Raja Chari became one of 11 astronauts Friday to graduate from NASA’s Artemis program with the stated goal of getting humankind back on the moon by 2024.
The Indian American grew up in Cedar Falls, Iowa and says everyday he asks himself what he has done to get help us get back to the moon.
Chari graduated from both the Air Force Academy and MIT with degrees in aeronautics and astronautics. He has also flown combat missions over Iraq.
His mother reminded him at graduation that he’s wanted to fly since kindergarten.
“Apparently there was an opportunity to pose for different pictures of what you wanted to be, and she relayed that since I was 5 or 6 years old talking about being an astronaut and flying in general was something I was interested in,” he said to Iowa Public Radio.
Chari credits his father Sreenivas with instilling in him the value of education.
“One thing from India that he brought with him was that school and education is a privilege, it’s not a right. And that was something that was very, very much enforced in our house and we never took for granted the fact we got to go to school,” he said to the Tribune.
NASA has high hopes for its first graduates from its Artemis Program.

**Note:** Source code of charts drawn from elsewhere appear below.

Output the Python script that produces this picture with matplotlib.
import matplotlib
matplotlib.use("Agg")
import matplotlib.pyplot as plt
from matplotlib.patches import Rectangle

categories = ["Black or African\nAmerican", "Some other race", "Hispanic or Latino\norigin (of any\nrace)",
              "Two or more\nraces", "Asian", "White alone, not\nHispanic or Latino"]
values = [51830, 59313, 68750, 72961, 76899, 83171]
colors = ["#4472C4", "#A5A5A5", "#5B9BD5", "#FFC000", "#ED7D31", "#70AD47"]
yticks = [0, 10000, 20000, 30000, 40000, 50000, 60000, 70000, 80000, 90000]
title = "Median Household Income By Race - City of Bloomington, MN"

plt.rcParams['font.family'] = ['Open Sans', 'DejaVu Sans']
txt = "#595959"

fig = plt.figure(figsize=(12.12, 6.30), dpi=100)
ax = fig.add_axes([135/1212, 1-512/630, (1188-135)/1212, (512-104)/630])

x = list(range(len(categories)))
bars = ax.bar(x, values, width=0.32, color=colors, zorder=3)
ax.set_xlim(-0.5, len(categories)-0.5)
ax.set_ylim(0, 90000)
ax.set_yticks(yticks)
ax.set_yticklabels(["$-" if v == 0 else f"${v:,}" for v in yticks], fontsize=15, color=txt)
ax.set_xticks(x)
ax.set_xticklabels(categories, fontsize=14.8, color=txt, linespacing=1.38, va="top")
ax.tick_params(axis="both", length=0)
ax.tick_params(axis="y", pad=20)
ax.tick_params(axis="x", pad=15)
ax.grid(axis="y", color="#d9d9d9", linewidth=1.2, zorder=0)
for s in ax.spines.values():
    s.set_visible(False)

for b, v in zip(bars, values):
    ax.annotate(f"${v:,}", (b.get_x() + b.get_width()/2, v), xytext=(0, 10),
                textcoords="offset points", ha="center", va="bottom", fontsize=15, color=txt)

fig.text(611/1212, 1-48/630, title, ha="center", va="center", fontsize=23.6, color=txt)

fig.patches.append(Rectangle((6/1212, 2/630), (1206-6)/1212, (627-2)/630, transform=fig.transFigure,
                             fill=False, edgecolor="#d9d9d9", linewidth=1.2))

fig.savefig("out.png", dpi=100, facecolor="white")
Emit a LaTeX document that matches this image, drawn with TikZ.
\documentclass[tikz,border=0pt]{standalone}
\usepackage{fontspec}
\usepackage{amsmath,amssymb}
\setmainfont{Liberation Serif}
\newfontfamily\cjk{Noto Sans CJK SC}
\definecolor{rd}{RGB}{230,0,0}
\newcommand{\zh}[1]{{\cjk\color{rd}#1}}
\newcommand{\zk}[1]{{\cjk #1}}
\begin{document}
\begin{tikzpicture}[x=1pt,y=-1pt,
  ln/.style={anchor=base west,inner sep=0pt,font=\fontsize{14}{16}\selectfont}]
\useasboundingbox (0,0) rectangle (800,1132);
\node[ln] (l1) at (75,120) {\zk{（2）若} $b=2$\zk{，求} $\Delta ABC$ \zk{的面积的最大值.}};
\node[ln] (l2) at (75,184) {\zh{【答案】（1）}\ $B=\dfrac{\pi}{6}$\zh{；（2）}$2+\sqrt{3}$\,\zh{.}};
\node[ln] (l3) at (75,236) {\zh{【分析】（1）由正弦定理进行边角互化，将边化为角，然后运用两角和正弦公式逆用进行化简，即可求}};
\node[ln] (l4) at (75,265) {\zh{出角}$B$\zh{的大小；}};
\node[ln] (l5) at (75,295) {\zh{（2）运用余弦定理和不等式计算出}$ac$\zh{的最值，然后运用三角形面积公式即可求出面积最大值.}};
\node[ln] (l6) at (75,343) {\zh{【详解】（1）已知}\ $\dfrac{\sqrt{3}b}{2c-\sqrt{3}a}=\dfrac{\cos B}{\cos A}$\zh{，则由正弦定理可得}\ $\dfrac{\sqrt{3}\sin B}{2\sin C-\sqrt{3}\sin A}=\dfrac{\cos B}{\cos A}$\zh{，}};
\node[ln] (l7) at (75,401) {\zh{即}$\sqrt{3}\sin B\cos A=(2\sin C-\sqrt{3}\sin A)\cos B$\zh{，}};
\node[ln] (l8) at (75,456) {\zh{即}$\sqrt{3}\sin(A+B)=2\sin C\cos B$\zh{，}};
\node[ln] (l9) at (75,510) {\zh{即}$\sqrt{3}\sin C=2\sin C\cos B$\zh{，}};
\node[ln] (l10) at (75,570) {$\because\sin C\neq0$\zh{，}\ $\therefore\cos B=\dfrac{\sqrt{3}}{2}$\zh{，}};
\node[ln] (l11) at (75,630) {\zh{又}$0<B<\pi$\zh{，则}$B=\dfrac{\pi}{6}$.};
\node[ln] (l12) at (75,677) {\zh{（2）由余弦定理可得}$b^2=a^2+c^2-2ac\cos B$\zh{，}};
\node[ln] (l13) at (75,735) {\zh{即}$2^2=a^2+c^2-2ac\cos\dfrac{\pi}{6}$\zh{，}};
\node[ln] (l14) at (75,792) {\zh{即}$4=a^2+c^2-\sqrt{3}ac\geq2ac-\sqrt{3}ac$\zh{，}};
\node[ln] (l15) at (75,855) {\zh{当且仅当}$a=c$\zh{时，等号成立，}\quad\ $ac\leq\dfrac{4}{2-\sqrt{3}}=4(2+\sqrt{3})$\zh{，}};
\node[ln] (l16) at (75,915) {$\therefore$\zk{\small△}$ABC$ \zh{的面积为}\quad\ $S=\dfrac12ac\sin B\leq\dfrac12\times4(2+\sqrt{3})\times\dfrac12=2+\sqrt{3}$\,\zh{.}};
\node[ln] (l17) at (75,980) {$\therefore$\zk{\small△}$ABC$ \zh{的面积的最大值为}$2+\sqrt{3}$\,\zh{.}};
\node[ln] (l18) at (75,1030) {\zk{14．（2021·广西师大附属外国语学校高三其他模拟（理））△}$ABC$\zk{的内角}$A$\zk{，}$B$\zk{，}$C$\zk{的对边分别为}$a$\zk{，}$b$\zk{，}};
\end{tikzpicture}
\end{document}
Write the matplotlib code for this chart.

“The new graduates may be assigned to missions destined for the International Space Station, the Moon, and ultimately, Mars. With a goal of sustainable lunar exploration later this decade, NASA will send the first woman and next man to the surface on the Moon by 2024. Additional lunar missions are planned once a year thereafter and human exploration of Mars is targeted for the mid-2030s,” the agency said.